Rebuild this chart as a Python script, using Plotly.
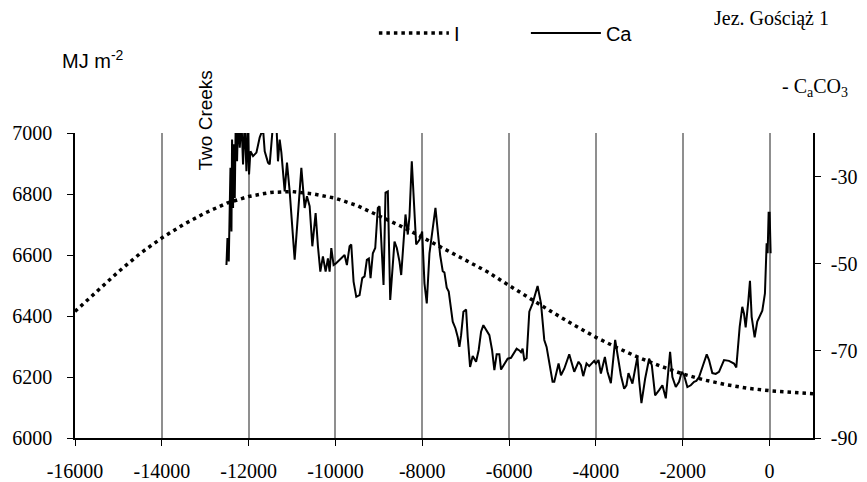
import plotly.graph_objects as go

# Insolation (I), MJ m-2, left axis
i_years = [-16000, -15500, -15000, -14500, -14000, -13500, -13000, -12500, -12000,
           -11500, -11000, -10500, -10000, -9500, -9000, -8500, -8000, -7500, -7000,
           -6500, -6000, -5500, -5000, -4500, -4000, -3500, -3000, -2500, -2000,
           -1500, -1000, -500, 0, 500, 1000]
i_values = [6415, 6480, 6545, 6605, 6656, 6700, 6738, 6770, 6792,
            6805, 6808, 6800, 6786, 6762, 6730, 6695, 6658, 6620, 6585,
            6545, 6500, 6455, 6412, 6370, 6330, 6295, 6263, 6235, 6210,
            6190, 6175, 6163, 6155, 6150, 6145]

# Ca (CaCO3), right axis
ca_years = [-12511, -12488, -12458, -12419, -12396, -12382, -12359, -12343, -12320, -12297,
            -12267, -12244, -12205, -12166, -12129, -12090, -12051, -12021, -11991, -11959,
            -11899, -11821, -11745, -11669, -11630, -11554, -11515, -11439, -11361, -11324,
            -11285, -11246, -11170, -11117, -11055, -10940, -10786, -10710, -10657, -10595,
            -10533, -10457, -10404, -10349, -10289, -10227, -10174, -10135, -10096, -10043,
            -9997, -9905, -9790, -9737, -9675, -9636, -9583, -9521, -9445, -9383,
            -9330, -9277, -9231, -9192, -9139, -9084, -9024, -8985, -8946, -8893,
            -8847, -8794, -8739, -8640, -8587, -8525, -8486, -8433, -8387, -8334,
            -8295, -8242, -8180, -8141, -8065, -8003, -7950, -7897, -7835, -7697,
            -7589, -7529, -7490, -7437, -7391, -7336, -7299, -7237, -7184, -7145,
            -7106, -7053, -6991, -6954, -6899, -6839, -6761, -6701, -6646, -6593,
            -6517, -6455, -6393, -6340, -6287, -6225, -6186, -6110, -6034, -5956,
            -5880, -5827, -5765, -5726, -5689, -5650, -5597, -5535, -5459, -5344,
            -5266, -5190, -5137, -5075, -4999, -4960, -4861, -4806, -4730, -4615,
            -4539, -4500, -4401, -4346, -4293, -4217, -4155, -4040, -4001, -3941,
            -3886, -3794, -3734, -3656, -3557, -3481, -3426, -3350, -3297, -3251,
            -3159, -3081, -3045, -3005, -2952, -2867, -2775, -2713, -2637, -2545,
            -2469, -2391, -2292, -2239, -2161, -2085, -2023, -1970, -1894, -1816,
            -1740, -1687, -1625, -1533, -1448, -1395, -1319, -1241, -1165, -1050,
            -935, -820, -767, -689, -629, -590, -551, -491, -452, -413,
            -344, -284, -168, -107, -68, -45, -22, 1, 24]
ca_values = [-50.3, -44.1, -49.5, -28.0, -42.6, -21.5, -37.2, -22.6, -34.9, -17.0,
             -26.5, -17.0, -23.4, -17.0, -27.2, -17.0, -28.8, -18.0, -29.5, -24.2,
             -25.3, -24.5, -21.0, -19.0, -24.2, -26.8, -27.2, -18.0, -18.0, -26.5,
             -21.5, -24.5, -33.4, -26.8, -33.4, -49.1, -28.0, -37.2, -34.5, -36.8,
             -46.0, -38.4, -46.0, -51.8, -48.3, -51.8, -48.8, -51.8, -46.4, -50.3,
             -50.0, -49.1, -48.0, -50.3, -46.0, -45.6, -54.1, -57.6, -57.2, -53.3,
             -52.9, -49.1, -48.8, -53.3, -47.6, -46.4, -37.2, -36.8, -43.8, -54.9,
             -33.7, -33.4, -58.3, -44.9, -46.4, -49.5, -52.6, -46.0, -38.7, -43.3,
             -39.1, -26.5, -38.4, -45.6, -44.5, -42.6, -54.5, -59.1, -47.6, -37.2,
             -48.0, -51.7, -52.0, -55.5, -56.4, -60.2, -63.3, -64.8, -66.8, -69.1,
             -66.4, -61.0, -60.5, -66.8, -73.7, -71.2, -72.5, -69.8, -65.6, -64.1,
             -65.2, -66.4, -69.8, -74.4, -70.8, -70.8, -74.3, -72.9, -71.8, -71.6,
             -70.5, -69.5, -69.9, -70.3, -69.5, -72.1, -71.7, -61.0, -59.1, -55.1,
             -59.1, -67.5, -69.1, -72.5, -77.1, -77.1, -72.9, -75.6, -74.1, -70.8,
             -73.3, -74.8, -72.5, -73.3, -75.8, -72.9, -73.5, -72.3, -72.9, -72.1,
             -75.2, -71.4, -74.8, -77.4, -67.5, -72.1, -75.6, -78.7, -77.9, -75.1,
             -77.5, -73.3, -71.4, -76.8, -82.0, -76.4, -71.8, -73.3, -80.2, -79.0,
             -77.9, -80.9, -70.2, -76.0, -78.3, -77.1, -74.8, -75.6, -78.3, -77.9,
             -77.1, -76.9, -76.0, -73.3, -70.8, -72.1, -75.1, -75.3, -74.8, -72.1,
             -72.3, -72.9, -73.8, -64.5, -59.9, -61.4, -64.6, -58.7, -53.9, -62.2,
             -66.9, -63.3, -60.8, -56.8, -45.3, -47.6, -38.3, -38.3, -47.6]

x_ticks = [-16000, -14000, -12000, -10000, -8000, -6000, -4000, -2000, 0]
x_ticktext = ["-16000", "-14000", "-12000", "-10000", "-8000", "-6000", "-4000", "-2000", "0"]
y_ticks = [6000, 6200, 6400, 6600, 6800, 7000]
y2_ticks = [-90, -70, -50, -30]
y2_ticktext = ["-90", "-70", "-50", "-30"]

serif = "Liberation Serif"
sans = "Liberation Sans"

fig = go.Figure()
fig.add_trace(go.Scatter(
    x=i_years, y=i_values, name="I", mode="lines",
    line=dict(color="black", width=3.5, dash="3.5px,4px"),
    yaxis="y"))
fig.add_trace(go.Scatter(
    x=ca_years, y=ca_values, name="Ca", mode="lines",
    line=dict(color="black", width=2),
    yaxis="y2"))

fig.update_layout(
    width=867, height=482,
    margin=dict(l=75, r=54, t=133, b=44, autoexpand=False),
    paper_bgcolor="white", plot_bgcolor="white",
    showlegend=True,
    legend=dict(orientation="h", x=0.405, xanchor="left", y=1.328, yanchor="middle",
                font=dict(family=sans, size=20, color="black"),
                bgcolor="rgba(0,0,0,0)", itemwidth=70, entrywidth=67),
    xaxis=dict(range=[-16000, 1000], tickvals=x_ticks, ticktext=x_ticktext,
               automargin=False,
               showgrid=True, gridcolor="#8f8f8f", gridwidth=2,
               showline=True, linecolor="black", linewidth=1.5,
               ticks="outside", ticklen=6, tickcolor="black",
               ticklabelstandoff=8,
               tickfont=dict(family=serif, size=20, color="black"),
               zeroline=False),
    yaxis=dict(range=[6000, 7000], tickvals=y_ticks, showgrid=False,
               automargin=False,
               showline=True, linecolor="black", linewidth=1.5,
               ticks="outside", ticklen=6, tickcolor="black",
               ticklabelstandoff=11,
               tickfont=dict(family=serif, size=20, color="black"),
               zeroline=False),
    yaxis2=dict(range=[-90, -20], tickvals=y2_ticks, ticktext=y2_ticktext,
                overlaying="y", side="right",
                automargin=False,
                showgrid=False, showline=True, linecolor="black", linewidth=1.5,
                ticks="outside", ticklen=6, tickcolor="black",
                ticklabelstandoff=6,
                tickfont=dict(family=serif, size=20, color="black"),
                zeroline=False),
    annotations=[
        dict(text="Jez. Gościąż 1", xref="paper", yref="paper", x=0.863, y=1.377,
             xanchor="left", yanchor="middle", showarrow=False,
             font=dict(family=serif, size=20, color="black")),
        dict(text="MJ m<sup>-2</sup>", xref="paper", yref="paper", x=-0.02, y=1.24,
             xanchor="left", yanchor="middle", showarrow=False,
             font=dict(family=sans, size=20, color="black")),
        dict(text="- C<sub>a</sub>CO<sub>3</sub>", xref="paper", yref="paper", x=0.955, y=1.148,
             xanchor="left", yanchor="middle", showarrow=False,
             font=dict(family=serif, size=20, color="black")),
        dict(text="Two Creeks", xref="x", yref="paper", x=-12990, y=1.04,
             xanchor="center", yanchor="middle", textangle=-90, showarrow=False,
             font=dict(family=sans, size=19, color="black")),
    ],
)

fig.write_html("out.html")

· · · · ·

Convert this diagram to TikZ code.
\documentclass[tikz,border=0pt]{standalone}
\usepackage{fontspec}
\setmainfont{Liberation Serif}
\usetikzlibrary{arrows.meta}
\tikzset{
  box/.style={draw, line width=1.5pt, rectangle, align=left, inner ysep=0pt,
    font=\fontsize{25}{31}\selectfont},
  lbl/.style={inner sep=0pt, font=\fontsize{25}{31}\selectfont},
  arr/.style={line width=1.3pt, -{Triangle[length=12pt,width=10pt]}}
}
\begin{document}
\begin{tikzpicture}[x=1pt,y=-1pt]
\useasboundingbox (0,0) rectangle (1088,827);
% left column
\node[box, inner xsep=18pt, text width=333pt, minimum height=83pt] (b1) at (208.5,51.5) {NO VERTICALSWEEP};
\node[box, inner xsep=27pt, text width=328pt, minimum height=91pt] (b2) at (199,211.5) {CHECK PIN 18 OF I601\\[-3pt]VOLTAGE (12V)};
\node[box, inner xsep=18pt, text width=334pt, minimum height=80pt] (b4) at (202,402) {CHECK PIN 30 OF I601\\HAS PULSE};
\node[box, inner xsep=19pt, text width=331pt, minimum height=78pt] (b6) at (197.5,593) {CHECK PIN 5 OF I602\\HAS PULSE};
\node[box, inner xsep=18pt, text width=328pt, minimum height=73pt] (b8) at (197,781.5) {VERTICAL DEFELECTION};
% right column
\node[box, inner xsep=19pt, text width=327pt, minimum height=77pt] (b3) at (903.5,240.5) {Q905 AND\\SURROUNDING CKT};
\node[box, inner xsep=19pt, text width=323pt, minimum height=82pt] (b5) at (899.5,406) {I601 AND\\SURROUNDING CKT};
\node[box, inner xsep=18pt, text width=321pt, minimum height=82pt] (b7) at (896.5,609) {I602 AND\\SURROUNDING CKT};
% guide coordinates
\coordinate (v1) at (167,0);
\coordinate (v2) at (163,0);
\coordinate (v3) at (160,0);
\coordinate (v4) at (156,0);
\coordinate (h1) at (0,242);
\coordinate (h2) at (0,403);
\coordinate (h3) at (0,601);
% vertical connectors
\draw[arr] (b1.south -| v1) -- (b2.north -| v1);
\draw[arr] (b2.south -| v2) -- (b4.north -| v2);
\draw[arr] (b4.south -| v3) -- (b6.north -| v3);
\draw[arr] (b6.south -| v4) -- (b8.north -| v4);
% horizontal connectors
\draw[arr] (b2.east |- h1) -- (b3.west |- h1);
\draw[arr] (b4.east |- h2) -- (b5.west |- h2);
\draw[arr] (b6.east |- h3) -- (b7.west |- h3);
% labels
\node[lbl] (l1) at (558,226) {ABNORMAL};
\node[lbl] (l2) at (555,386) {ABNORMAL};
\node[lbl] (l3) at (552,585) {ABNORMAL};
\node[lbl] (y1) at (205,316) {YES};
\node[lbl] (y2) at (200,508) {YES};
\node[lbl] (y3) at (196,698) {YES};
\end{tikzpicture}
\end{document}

· · · · ·

_GIVEN EXERCISE_: Look above for the line containing "Rebuild this chart", then write out every line from there down to the line containing "6190, 6175, 6163, 6155, 6150, 6145]", that line included, with no pictures.

_ANSWER IN FULL_:
Rebuild this chart as a Python script, using Plotly.
import plotly.graph_objects as go

# Insolation (I), MJ m-2, left axis
i_years = [-16000, -15500, -15000, -14500, -14000, -13500, -13000, -12500, -12000,
           -11500, -11000, -10500, -10000, -9500, -9000, -8500, -8000, -7500, -7000,
           -6500, -6000, -5500, -5000, -4500, -4000, -3500, -3000, -2500, -2000,
           -1500, -1000, -500, 0, 500, 1000]
i_values = [6415, 6480, 6545, 6605, 6656, 6700, 6738, 6770, 6792,
            6805, 6808, 6800, 6786, 6762, 6730, 6695, 6658, 6620, 6585,
            6545, 6500, 6455, 6412, 6370, 6330, 6295, 6263, 6235, 6210,
            6190, 6175, 6163, 6155, 6150, 6145]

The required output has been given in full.